At this point, Knights officials may as well kiss his forehead and tuck him into bed at night.
No matter how dire things get in the Hunter, at least they've got a coach that's been to four Grand Finals.
Adam O'Brien's doubters have only grown this season, the first time in his three-year head coaching career that he'll miss the top eight.
While his record in that regard is good, even despite the club still having not won a final since 2013, the questions over him coaching the club extend beyond his spot on the ladder.
Some call it silly, made up, but there is just something about a 'club's DNA' that rings true for certain teams.
Some sides like the Titans or a Wests Tigers mustn't have that rich, engrained history, but teams like Manly, Canterbury, Newcastle, they do. They flourish under coaches who understand the team themselves, and their brand of football.
In the same vein that someone like a Des Hasler understands Manly, Newcastle need someone that understands this town.

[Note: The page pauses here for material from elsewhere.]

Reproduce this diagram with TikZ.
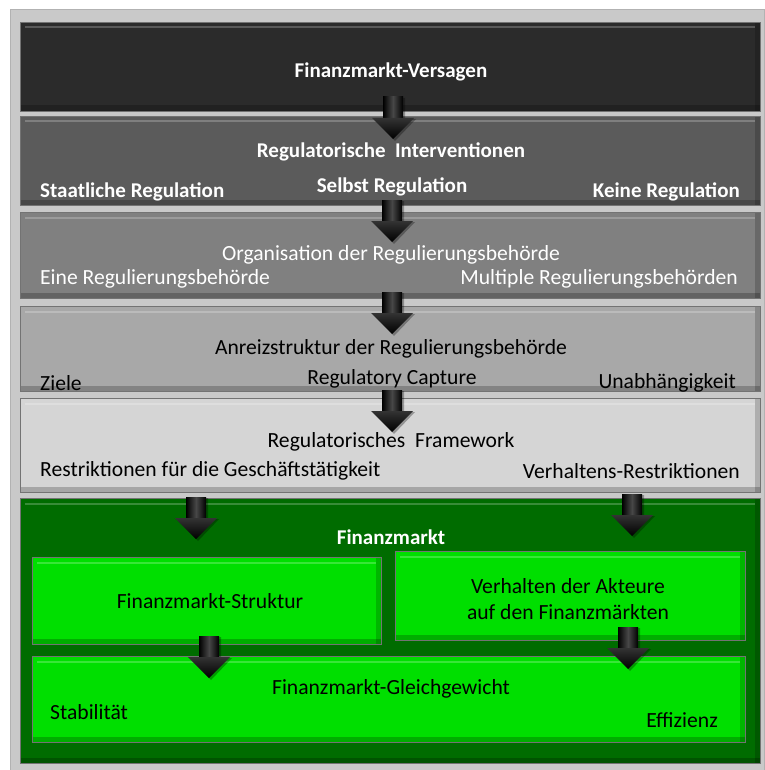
\documentclass[tikz,border=0pt]{standalone}
\usepackage{fontspec}
\setmainfont{Carlito}
\usetikzlibrary{calc}
\definecolor{frameg}{HTML}{C9C9C9}
\definecolor{cA}{HTML}{2B2B2B}
\definecolor{cB}{HTML}{5B5B5B}
\definecolor{cC}{HTML}{808080}
\definecolor{cD}{HTML}{A8A8A8}
\definecolor{cE}{HTML}{D5D5D5}
\definecolor{gDark}{HTML}{006C00}
\definecolor{gLight}{HTML}{00DF00}
\tikzset{
  box/.style={rectangle, anchor=north west, inner sep=0pt, draw=black!55, line width=1pt,
    path picture={
      \fill[white,opacity=.22] ([xshift=4pt,yshift=-4pt]path picture bounding box.north west) rectangle ([xshift=-6pt,yshift=-6pt]path picture bounding box.north east);
      \fill[black,opacity=.22] (path picture bounding box.south west) rectangle ([yshift=6pt]path picture bounding box.south east);
      \fill[black,opacity=.18] ([xshift=-6pt]path picture bounding box.north east) rectangle (path picture bounding box.south east);
    }},
  txt/.style={inner sep=0pt, yshift=-2pt, font=\fontsize{21.6}{26}\selectfont},
  wtxt/.style={txt, text=white},
  btxt/.style={txt, text=white, font=\fontsize{21}{25}\selectfont\bfseries},
}
\newcommand\darrow[3]{%
  \coordinate (#1) at (#2,#3);
  \fill[black,opacity=.3] ($(#1)+(-8,1)$) -- ++(20,0) -- ++(0,21) -- ++(11,0) -- ++(-21,22) -- ++(-21,-22) -- ++(11,0) -- cycle;
  \shade[left color=black, right color=black, middle color=black!72!white] ($(#1)+(-10,0)$) rectangle ++(20,22);
  \shade[top color=black!80!white, bottom color=black] ($(#1)+(-21,21)$) -- ++(42,0) -- ++(-21,21) -- cycle;
}
\begin{document}
\begin{tikzpicture}[x=1pt,y=-1pt]
\useasboundingbox (0,0) rectangle (764,770);
\fill[white] (0,0) rectangle (764,770);
\node[rectangle, anchor=north west, inner sep=0pt, fill=frameg, draw=black!30, line width=1pt, minimum width=754pt, minimum height=761pt] (frame) at (10,9) {};

% gray boxes
\node[box, fill=cA, minimum width=740pt, minimum height=89pt] (b1) at (20,22) {};
\node[box, fill=cB, minimum width=740pt, minimum height=89pt] (b2) at (20,116) {};
\node[box, fill=cC, minimum width=740pt, minimum height=86pt] (b3) at (20,212) {};
\node[box, fill=cD, minimum width=740pt, minimum height=85pt] (b4) at (20,306) {};
\node[box, fill=cE, minimum width=740pt, minimum height=94pt] (b5) at (20,398) {};
% green
\node[box, fill=gDark, minimum width=740pt, minimum height=265pt] (g0) at (20,498) {};
\node[box, fill=gLight, minimum width=349pt, minimum height=87pt] (g1) at (32,557) {};
\node[box, fill=gLight, minimum width=350pt, minimum height=89pt] (g2) at (395,551) {};
\node[box, fill=gLight, minimum width=713pt, minimum height=86pt] (g3) at (32,656) {};

% texts
\node[btxt] (t1) at (391,70) {Finanzmarkt-Versagen};
\node[btxt] (t2) at (391,150) {Regulatorische\ \ Interventionen};
\node[btxt, anchor=west] (t2a) at (40,190) {Staatliche Regulation};
\node[btxt] (t2b) at (392,185) {Selbst Regulation};
\node[btxt, anchor=east] (t2c) at (740,190) {Keine Regulation};
\node[wtxt] (t3) at (391,253) {Organisation der Regulierungsbehörde};
\node[wtxt, anchor=west] (t3a) at (40,277) {Eine Regulierungsbehörde};
\node[wtxt, anchor=east] (t3b) at (738,277) {Multiple Regulierungsbehörden};
\node[txt] (t4) at (391,347) {Anreizstruktur der Regulierungsbehörde};
\node[txt, anchor=west] (t4a) at (40,381) {Ziele};
\node[txt] (t4b) at (392,377) {Regulatory Capture};
\node[txt, anchor=east] (t4c) at (736,381) {Unabhängigkeit};
\node[txt] (t5) at (391,440) {Regulatorisches\ \ Framework};
\node[txt, anchor=west] (t5a) at (40,469) {Restriktionen für die Geschäftstätigkeit};
\node[txt, anchor=east] (t5b) at (740,469) {Verhaltens-Restriktionen};
\node[btxt] (t6) at (391,535) {Finanzmarkt};
\node[txt] (t7) at (210,599) {Finanzmarkt-Struktur};
\node[txt, align=center, font=\fontsize{21.6}{26}\selectfont] (t8) at (568,597) {Verhalten der Akteure\\auf den Finanzmärkten};
\node[txt] (t9) at (391,687) {Finanzmarkt-Gleichgewicht};
\node[txt, anchor=west] (t9a) at (50,710) {Stabilität};
\node[txt, anchor=east] (t9b) at (718,718) {Effizienz};

% arrows
\darrow{a1}{393}{97}
\darrow{a2}{392}{200}
\darrow{a3}{392}{292}
\darrow{a4}{392}{390}
\darrow{a5}{196}{497}
\darrow{a6}{632}{494}
\darrow{a7}{209}{636}
\darrow{a8}{628}{627}
\end{tikzpicture}
\end{document}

Matty Johns would be perfect with his background and his immense rugby league foresight, however it's hard to see him walking away from his media commitments to do so. Danny Buderus had half-a-dozen games at the helm in 2015, but it's uncertain if he's still interested.
It's way too easy to sit here and say the obligatory 'the only way is up' or 'the players just need to get on the same page'.
The issues run much, much deeper.
If fans stopped turning up for their side when they weren't performing, would that be enough a kick in the backside to wake up the senior players at the wheel and start steering this team?
You can't take social lives from players, but you can't have them gallivanting about like they don't care about results either.
If the team you support is forking out over a million dollars a year for one player, you don't just want them to perform, you want them to care. You want them to try their hardest, and encourage others to follow that example.
The Newcastle Knights are a rudderless ship, lost at sea, waiting for a senior player of coach to take the wheel and deliver them to dry land.
There is no rescue team on the way, the Knights are their own worst enemy, but they can be their own saviour as well.
It starts with captain Kalyn, it starts with team mates and fans holding each other accountable, and while these so-called rockstars are allowed to come and go as they please, there will always be a flock of groupies in trail.